This is the post I promised at the end of the last one. The previous article covered why structured prompts matter for code generation. If that post was the “why,” this is the “how.”

From notification chaos to a structured PR review dashboard

The problem: context switching on steroids

The trigger for all of this was simple: I was spending more time managing GitHub’s automated feedback than actually building.

The root cause wasn’t GitHub being overly aggressive. The root cause was that I had no structure for how to process the comments. I was reacting to them live, as they arrived, which meant they were constantly pulling me out of whatever I was building!

A typical morning would go like this: push a batch of PRs and spend the rest of the afternoon triaging GitHub’s automated feedback. On a bad day, I’d open a PR, see 50+ comments from the bot, lose my train of thought, and end up context-switching across half a dozen tickets just trying to figure out what was actually broken versus what was a false alarm from partial context.

The rule: no live engagement

The first design decision was also the simplest: I don’t engage with review comments live. Every comment gets triaged into one of three buckets:

  • Valid concern: The comment points to a real issue. The AI also suggests a fix.
  • Context issue: The comment would be valid if the reviewer had more context—like knowing that a related change lives in a different repo. The AI flags these for follow-up rather than immediate action.
  • Noise: The comment is a false alarm, often caused by GitHub’s repo-scoped view missing the bigger picture.

I triage each one: respond, ignore, or fix. No code changes happen yet. Every decision is stored as a deferred action for the overnight pipeline.
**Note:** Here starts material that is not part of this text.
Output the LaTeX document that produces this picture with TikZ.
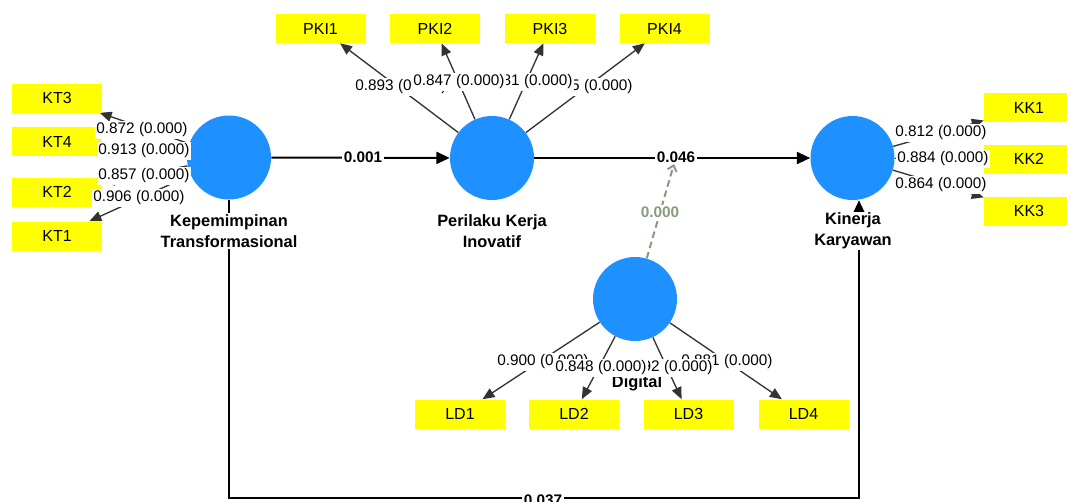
\documentclass[tikz,border=0pt]{standalone}
\usepackage{fontspec}
\setmainfont{Liberation Sans}
\usetikzlibrary{arrows.meta,backgrounds}

\definecolor{lvblue}{RGB}{30,144,255}
\definecolor{mvyellow}{RGB}{255,255,0}
\definecolor{modgreen}{RGB}{135,155,128}

\tikzset{
  latent/.style={circle,fill=lvblue,minimum size=63pt,inner sep=0pt},
  indicator/.style={fill=mvyellow,minimum width=67.5pt,minimum height=21.75pt,inner sep=0pt,font=\fontsize{12}{14}\selectfont},
  lvname/.style={fill=white,align=center,inner sep=1pt,font=\fontsize{12.3}{15.5}\selectfont\bfseries},
  loading/.style={fill=white,inner sep=1.2pt,font=\fontsize{11.5}{13}\selectfont},
  coef/.style={fill=white,inner sep=1pt,font=\fontsize{11.5}{13}\selectfont\bfseries},
  loadarrow/.style={draw=black!80,line width=1pt,-{Triangle[length=9pt,width=7.5pt]}},
  patharrow/.style={draw=black,line width=1.5pt,-{Triangle[length=10pt,width=9pt]}},
  modarrow/.style={draw=modgreen,line width=1.5pt,dash pattern=on 5pt off 3pt,-{Straight Barb[length=4pt,width=7pt]}}
}

\begin{document}
\begin{tikzpicture}[x=0.75pt,y=0.75pt,yscale=-1,xscale=1]
\useasboundingbox (0,0) rectangle (1067,501);
\clip (0,0) rectangle (1067,501);

%Latent variables
\node[latent] (kt) at (229,157.5) {};
\node[latent] (pki) at (492,158) {};
\node[latent] (kk) at (852.5,158) {};
\node[latent] (ld) at (635,299) {};

%Indicators
\node[indicator] (pki1) at (320.5,28.5) {PKI1};
\node[indicator] (pki2) at (435,28.5) {PKI2};
\node[indicator] (pki3) at (550,28.5) {PKI3};
\node[indicator] (pki4) at (664.5,28.5) {PKI4};
\node[indicator] (kt3) at (57,98) {KT3};
\node[indicator] (kt4) at (57,141.5) {KT4};
\node[indicator] (kt2) at (57,192) {KT2};
\node[indicator] (kt1) at (57,236) {KT1};
\node[indicator] (kk1) at (1029,107.5) {KK1};
\node[indicator] (kk2) at (1029,159) {KK2};
\node[indicator] (kk3) at (1029,211) {KK3};
\node[indicator] (ld1) at (460,414) {LD1};
\node[indicator] (ld2) at (574,414) {LD2};
\node[indicator] (ld3) at (688.5,414) {LD3};
\node[indicator] (ld4) at (803.5,414) {LD4};

%Names
\node[lvname] (kt name) at (229,231) {Kepemimpinan\\Transformasional};
\node[lvname] (pki name) at (492,231) {Perilaku Kerja\\Inovatif};
\node[lvname] (kk name) at (853,231) {Kinerja\\Karyawan};
\node[lvname] (ld name) at (637,383) {Digital};

%Path coefficients
\node[coef] (c1) at (363,157) {0.001};
\node[coef] (c2) at (676,157) {0.046};
\node[coef] (c3) at (543,500) {0.037};
\node[coef,text=modgreen] (c4) at (660,212) {0.000};

%Outer loadings
\node[loading] (l-kt3) at (142,130) {0.872 (0.000)};
\node[loading] (l-kt4) at (144,151) {0.913 (0.000)};
\node[loading] (l-kt2) at (144,176) {0.857 (0.000)};
\node[loading] (l-kt1) at (139,198) {0.906 (0.000)};
\node[loading] (l-pki1) at (401,87) {0.893 (0.000)};
\node[loading] (l-pki4) at (587,87) {0.865 (0.000)};
\node[loading] (l-pki3) at (527,82) {0.881 (0.000)};
\node[loading] (l-pki2) at (459,82) {0.847 (0.000)};
\node[loading] (l-kk1) at (941,133) {0.812 (0.000)};
\node[loading] (l-kk2) at (943,159) {0.884 (0.000)};
\node[loading] (l-kk3) at (941,185) {0.864 (0.000)};
\node[loading] (l-ld1) at (543,362) {0.900 (0.000)};
\node[loading] (l-ld4) at (727,362) {0.881 (0.000)};
\node[loading] (l-ld3) at (667,368) {0.892 (0.000)};
\node[loading] (l-ld2) at (601,368) {0.848 (0.000)};

\coordinate (kt bend) at (229,498);
\coordinate (kk bend) at (859,498);

\begin{scope}[on background layer]
\foreach \i in {1,...,4} {
  \draw[loadarrow] (kt) -- (kt\i);
  \draw[loadarrow] (pki) -- (pki\i);
  \draw[loadarrow] (ld) -- (ld\i);
}
\foreach \i in {1,2,3} \draw[loadarrow] (kk) -- (kk\i);

\draw[patharrow] (kt) -- (pki);
\draw[patharrow] (pki) -- (kk);
\draw[patharrow] (kt.south) -- (kt bend) -- (kk bend) -- (kk bend |- kk.south);
\draw[modarrow] (ld) -- (c2);
\end{scope}

\end{tikzpicture}
\end{document}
FZF-style triage dashboard: valid, context, and noise buckets per Jira ticket

The overnight pipeline

The deferred actions feed into an automated overnight pipeline. Devin reads the triage decisions and applies the fixes in bulk. By morning, the PRs are updated and ready for a second pass.

Evening triage → overnight automated pipeline → clean GitHub in the morning

This means I’m no longer starting my day chasing build failures or responding to bot comments. I’m reviewing the results of a structured process.

Self-review before the human review

One of the biggest wins is the self-review step. Before Devin sends anything to a human reviewer, it reads its own changes through the lens of the project’s review checklist.

Dual-model self-review: style check, idiomatic patterns, structural issues — PR ready for human review

It catches things like:

  • Logically correct but stylistically messy—exactly the kind of thing GitHub’s bots would flag
  • Edge cases the original prompt didn’t explicitly cover
  • Missing recency bias and gives it a genuinely fresh perspective

This self-review layer means the PRs that reach human reviewers are already clean. Fewer rounds of feedback, faster merges.

The result: noise is structural or material

When the overnight pipeline finishes, the review noise is reduced, and I’m not starting my day chasing build failures. If an issue is structural or material, the AI writes a note describing the problem.

The self-review step catches most of the low-hanging fruit before it ever reaches a human. That means when a reviewer does engage, it’s because something genuinely needs their expertise—not because a bot got confused by a missing import in a cross-repo dependency.

What changed

Before this workflow:

  • Reactive, live engagement with every bot comment
  • Constant context switching between PRs
  • Build failures eating the first hour of every day
  • Reviewers flagging style issues that should have been caught automatically

After:

  • Structured triage of all comments into three categories
  • Overnight automated fixes via the pipeline
  • Self-review catches issues before human review
  • Mornings start with results, not noise

The takeaway

The problem wasn’t the tools. GitHub’s automation is aggressive but useful. The problem was the lack of structure around how to process that automation. Once I stopped reacting live and started batching, triaging, and deferring, the whole workflow transformed.

Structured prompts gave Devin the ability to generate better code. Structured workflows gave me the ability to review it without drowning in noise.

Both matter. Neither works without the other.